**Work to be completed**
Wherever "matplotlib" appears in a line, copy that line.

**Data segment**
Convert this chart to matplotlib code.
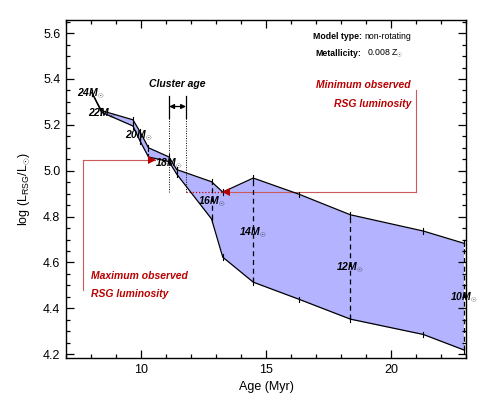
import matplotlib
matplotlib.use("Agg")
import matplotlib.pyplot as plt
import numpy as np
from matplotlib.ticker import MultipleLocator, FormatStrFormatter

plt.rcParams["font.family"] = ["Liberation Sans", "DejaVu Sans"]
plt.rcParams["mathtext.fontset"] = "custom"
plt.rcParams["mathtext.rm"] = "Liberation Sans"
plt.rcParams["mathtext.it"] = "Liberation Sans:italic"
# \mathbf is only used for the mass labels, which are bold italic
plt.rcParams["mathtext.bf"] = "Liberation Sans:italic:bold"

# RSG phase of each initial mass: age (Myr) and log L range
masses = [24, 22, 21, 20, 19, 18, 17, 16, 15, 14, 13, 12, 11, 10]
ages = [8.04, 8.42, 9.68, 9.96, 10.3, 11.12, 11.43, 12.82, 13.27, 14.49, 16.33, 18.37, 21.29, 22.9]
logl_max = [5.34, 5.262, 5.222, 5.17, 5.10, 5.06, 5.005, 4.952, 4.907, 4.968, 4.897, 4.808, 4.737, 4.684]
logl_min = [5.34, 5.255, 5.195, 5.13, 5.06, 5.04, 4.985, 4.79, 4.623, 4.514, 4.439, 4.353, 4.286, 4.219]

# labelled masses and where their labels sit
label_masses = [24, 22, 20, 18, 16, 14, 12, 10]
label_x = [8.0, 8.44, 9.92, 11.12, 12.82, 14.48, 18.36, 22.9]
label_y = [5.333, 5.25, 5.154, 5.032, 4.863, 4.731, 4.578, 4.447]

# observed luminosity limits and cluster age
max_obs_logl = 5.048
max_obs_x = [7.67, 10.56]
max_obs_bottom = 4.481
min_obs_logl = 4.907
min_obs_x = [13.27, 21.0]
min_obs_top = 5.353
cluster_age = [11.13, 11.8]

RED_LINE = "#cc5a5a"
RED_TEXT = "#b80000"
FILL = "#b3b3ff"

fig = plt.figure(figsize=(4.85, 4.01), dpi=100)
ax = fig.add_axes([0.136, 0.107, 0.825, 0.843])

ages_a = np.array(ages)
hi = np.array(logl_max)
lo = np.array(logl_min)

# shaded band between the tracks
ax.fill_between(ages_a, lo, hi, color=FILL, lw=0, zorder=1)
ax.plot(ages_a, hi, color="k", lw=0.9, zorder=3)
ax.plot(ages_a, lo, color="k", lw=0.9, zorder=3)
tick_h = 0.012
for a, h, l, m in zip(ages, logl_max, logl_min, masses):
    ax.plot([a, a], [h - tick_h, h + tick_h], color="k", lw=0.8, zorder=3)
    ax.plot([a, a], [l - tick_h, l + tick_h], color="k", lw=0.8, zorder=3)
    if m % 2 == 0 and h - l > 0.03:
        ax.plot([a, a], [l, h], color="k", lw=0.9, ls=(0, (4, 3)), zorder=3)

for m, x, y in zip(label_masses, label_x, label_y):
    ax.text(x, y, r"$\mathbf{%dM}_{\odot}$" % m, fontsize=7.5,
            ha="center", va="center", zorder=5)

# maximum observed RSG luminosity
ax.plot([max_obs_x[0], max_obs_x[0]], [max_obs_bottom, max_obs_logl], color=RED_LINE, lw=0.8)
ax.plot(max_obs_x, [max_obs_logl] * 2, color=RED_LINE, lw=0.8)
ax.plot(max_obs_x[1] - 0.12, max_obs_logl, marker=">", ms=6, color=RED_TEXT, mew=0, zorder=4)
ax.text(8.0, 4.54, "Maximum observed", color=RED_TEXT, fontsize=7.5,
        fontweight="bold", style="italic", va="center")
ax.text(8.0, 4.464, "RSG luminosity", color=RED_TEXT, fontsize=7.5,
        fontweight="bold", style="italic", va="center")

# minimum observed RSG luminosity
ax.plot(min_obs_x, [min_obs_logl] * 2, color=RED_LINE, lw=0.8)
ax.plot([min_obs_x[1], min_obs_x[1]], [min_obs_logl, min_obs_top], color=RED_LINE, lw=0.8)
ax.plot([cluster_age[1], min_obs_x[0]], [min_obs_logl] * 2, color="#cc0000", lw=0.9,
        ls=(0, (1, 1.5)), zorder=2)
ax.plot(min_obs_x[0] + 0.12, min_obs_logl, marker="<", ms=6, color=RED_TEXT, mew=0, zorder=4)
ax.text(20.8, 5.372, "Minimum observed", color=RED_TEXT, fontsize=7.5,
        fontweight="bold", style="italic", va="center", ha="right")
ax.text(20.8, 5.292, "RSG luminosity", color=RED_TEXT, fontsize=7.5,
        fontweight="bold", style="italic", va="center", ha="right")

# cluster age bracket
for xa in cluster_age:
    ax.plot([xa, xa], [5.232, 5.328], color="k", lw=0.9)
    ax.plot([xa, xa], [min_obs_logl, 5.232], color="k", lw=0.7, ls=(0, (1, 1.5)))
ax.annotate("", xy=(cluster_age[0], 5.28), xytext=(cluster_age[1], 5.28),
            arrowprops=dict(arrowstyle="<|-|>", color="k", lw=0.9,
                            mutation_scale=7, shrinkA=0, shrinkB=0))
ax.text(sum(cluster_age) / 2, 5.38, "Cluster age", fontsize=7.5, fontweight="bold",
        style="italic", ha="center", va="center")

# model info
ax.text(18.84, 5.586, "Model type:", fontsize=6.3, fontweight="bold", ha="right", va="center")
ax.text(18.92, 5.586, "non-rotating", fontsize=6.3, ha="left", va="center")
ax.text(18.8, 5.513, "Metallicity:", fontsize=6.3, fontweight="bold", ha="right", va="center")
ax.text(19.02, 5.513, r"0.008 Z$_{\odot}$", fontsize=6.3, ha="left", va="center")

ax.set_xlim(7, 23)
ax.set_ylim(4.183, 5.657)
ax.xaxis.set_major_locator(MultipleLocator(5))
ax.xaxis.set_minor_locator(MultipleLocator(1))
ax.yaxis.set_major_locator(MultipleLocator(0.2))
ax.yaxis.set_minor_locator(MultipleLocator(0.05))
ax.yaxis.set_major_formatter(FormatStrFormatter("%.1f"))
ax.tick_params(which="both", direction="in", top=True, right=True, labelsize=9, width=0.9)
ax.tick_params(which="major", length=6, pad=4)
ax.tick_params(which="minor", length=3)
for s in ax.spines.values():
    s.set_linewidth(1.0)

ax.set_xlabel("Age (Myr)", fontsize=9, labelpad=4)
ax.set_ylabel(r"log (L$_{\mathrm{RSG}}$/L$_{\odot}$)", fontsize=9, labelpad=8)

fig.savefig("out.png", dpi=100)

**Answer for the task**
Convert this chart to matplotlib code.
import matplotlib
matplotlib.use("Agg")
import matplotlib.pyplot as plt
from matplotlib.ticker import MultipleLocator, FormatStrFormatter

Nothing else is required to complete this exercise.